Surface melt effects on Cryosat-2 elevation retrievals in the ablation zone of the Greenland ice sheet

Over the past two decades, there has been an acceleration in the rate of mass losses from the Greenland ice sheet. This acceleration is, in part, attributed to an increasingly negative surface mass balance (SMB), linked to increasing melt water runoff rates due to enhanced surface melting. Understanding the past, present and future evolution in surface melting is central to ongoing monitoring of ice sheet mass balance and, in turn, to building realistic future projections. Currently, regional climate models are commonly used for this purpose, because direct in-situ observations are spatially and temporally sparse due to the logistics and resources required to collect such data. In particular, modelled SMB is used to estimate the extent and magnitude of surface melting, which influences (1) many geodetic mass balance estimates, and (2) snowpack microwave scattering properties.
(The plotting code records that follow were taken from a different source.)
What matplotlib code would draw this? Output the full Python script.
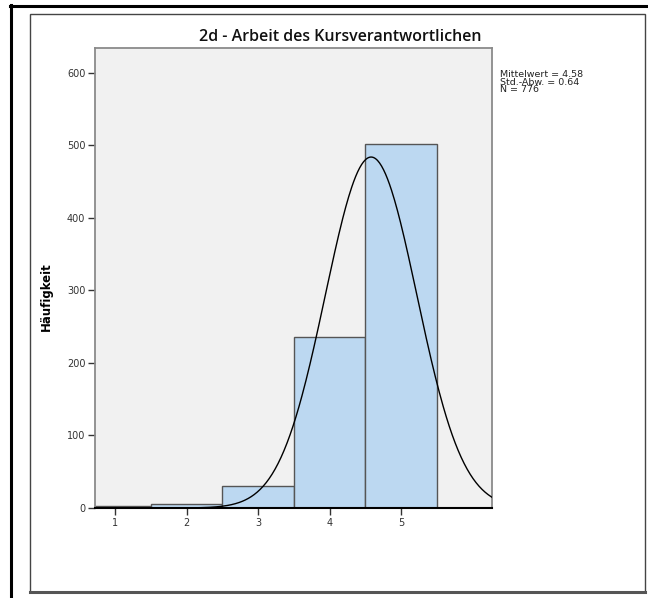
import numpy as np
import matplotlib
matplotlib.use("Agg")
import matplotlib.pyplot as plt
from matplotlib.patches import Rectangle
from matplotlib.lines import Line2D

# histogram data
scores = [1, 2, 3, 4, 5]
counts = [3, 5, 31, 236, 501]
mean_val = 4.58
std_val = 0.64
n_total = 776

title = "2d - Arbeit des Kursverantwortlichen"
y_label = "Häufigkeit"
stats_lines = ["Mittelwert = 4.58", "Std.-Abw. = 0.64", "N = 776"]

W, H = 648, 598
fig = plt.figure(figsize=(W / 100, H / 100), dpi=100)
fig.patch.set_facecolor("white")


def fx(px):
    return px / W


def fy(py):
    return 1 - py / H


# outer black frame lines (top and left)
fig.add_artist(Line2D([fx(10), fx(648)], [fy(5.5), fy(5.5)], color="black", lw=2.2,
                      transform=fig.transFigure))
fig.add_artist(Line2D([fx(11), fx(11)], [fy(5), fy(598)], color="black", lw=2.2,
                      transform=fig.transFigure))
# inner chart frame
fig.add_artist(Rectangle((fx(29.5), fy(592)), fx(645) - fx(29.5), fy(14) - fy(592),
                         fill=False, edgecolor="#444444", lw=1.0, transform=fig.transFigure))
fig.add_artist(Line2D([fx(29.5), fx(645)], [fy(592), fy(592)], color="#555555", lw=2.2,
                      transform=fig.transFigure))

ax = fig.add_axes([fx(95), fy(508), fx(492) - fx(95), fy(48) - fy(508)])
ax.set_facecolor("#f1f1f1")

ax.bar(scores, counts, width=1.0, color="#bcd8f1", edgecolor="#555555", linewidth=1.0,
       zorder=2)

# fitted normal curve
xs = np.linspace(0.72, 6.27, 400)
ys = n_total / (std_val * np.sqrt(2 * np.pi)) * np.exp(-0.5 * ((xs - mean_val) / std_val) ** 2)
ax.plot(xs, ys, color="black", lw=1.0, zorder=3)

ax.set_xlim(0.72, 6.27)
ax.set_ylim(0, 634)
ax.set_xticks(scores)
ax.set_yticks([0, 100, 200, 300, 400, 500, 600])

for side in ["left", "top", "right"]:
    ax.spines[side].set_color("#8a8a8a")
    ax.spines[side].set_linewidth(1.3)
ax.spines["bottom"].set_color("black")
ax.spines["bottom"].set_linewidth(1.5)

ax.tick_params(axis="both", direction="out", length=5, width=1, color="#333333",
               labelsize=7, labelcolor="#333333", pad=2)

ax.set_ylabel(y_label, fontsize=8.5, fontweight="bold")
ax.yaxis.set_label_coords(-0.105, 0.46)

fig.text(fx(340), fy(37), title, ha="center", va="center", fontsize=11.5,
         family="Open Sans", fontweight="semibold", color="#111111")

fig.text(fx(500), fy(70), "\n".join(stats_lines), ha="left", va="top", fontsize=6.8,
         linespacing=0.8, color="#222222")

fig.savefig("out.png", dpi=100)
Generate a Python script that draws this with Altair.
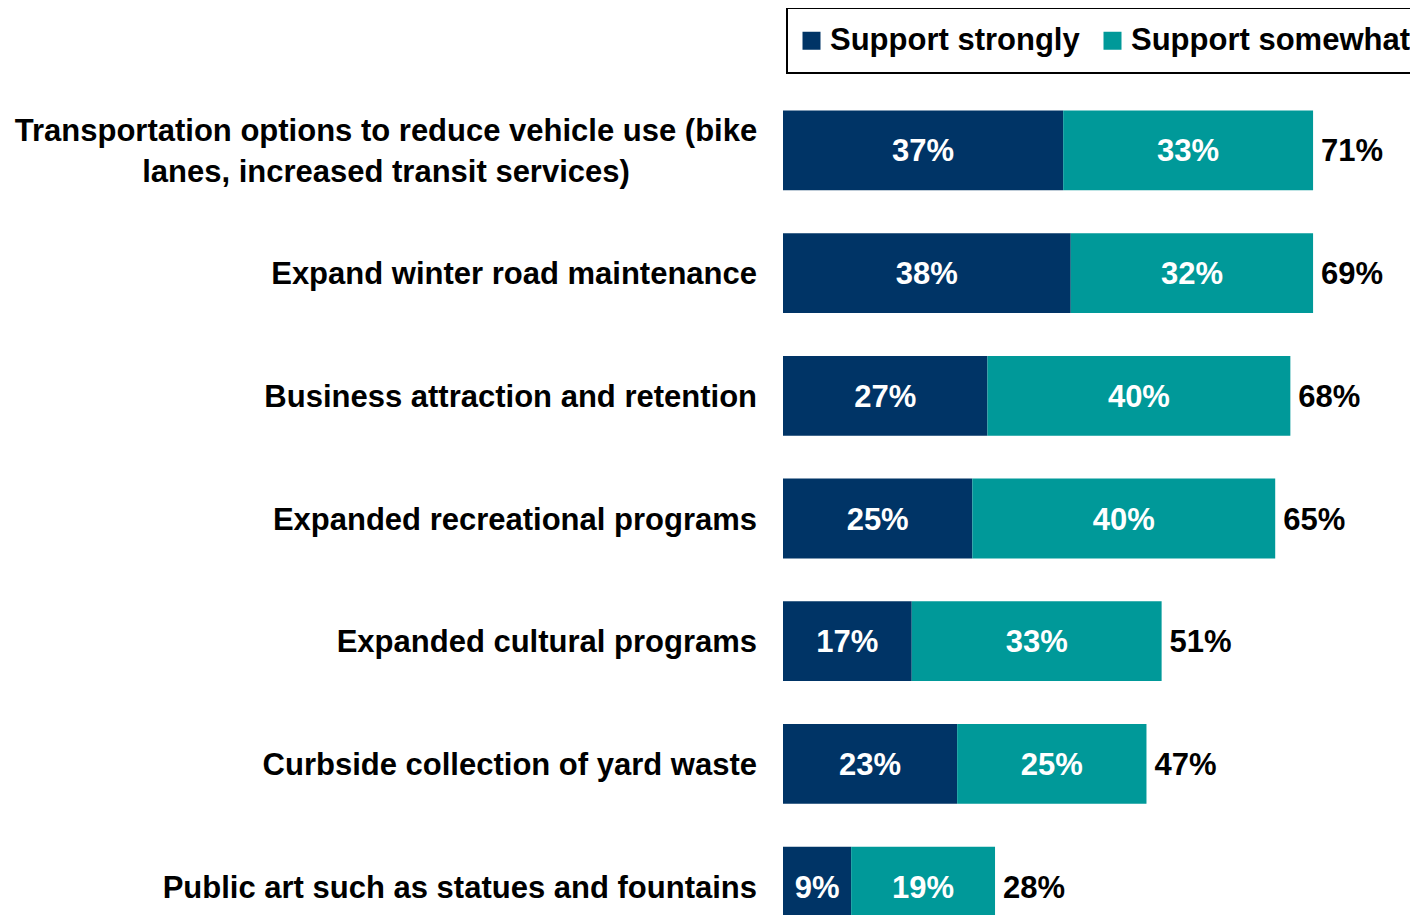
import altair as alt
import pandas as pd

items = [
    "Transportation options to reduce vehicle use (bike\nlanes, increased transit services)",
    "Expand winter road maintenance",
    "Business attraction and retention",
    "Expanded recreational programs",
    "Expanded cultural programs",
    "Curbside collection of yard waste",
    "Public art such as statues and fountains",
]
series = ["Support strongly", "Support somewhat"]
strongly = [37, 38, 27, 25, 17, 23, 9]
somewhat = [33, 32, 40, 40, 33, 25, 19]
totals = [71, 69, 68, 65, 51, 47, 28]
colors = ["#003466", "#009999"]

FONT = "Liberation Sans"
FS = 31

rows = []
for i, it in enumerate(items):
    rows.append({"item": it, "series": series[0], "order": 0, "value": strongly[i], "total": totals[i]})
    rows.append({"item": it, "series": series[1], "order": 1, "value": somewhat[i], "total": totals[i]})
df = pd.DataFrame(rows)

lab = pd.DataFrame({"item": items, "multi": ["\n" in s for s in items]})

yscale = alt.Scale(domain=items, paddingInner=0.35, paddingOuter=0.175, range=[0, 859])
xscale = alt.Scale(domain=[0, 82.8])

base = alt.Chart(df).transform_stack(
    stack="value", groupby=["item"], as_=["x0", "x1"], sort=[alt.SortField("order")]
).transform_calculate(mid="(datum.x0 + datum.x1) / 2")

bars = base.mark_bar(clip=False).encode(
    y=alt.Y("item:N", scale=yscale, axis=None, sort=items),
    x=alt.X("x0:Q", scale=xscale, axis=None),
    x2="x1:Q",
    color=alt.Color(
        "series:N",
        scale=alt.Scale(domain=series, range=colors),
        legend=alt.Legend(
            orient="none", legendX=4, legendY=-81, direction="horizontal", title=None,
            symbolType="square", symbolSize=324, symbolStrokeWidth=0, symbolOpacity=1,
            symbolOffset=-8,
            labelFontSize=FS, labelFont=FONT, labelFontWeight="bold", labelColor="black",
            labelLimit=0, strokeColor="black", fillColor="white", padding=17,
            columnPadding=23, labelOffset=3,
        ),
    ),
    order=alt.Order("order:Q"),
)

inner = base.mark_text(font=FONT, fontSize=FS, fontWeight="bold", color="white", baseline="middle", dy=2).encode(
    y=alt.Y("item:N", scale=yscale, sort=items),
    x=alt.X("mid:Q", scale=xscale),
    text=alt.Text("label:N"),
).transform_calculate(label="datum.value + '%'")

tot = base.transform_filter("datum.order == 1").transform_calculate(
    tlabel="datum.total + '%'"
).mark_text(font=FONT, fontSize=FS, fontWeight="bold", color="black", align="left", baseline="middle", dx=8, dy=2).encode(
    y=alt.Y("item:N", scale=yscale, sort=items),
    x=alt.X("x1:Q", scale=xscale),
    text="tlabel:N",
)

single = alt.Chart(lab).transform_filter("!datum.multi").mark_text(
    font=FONT, fontSize=FS, fontWeight="bold", color="black", align="right", baseline="middle", dy=2
).encode(
    y=alt.Y("item:N", scale=yscale, sort=items),
    x=alt.value(-26),
    text="item:N",
)

multi = alt.Chart(lab).transform_filter("datum.multi").mark_text(
    font=FONT, fontSize=FS, fontWeight="bold", color="black", align="center", baseline="middle",
    lineBreak="\n", lineHeight=41, dy=-18,
).encode(
    y=alt.Y("item:N", scale=yscale, sort=items),
    x=alt.value(-397),
    text="item:N",
)

chart = alt.layer(bars, inner, tot, single, multi).properties(
    width=627, height=826,
    autosize=alt.AutoSizeParams(type="none"),
    padding={"left": 775, "top": 81, "right": 0, "bottom": 0},
).configure_view(stroke=None).configure_legend(strokeWidth=2)

chart.save("out.html", embed_options={"renderer": "svg", "actions": False})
The latter is poorly understood and introduces uncertainty into radar altimeter estimates of ice sheet evolution. Here, we investigate the changes in CryoSat-2 waveforms and elevation measurements caused by the onset of surface melt in the summer months over the ablation zone of the Greenland ice sheet. Specifically, we use CryoSat-2 SARIn mode data acquired between 2011 and 2016, to characterise the effect of high variability in surface melt during this period, and to assess the associated impact on estimates of ice mass balance.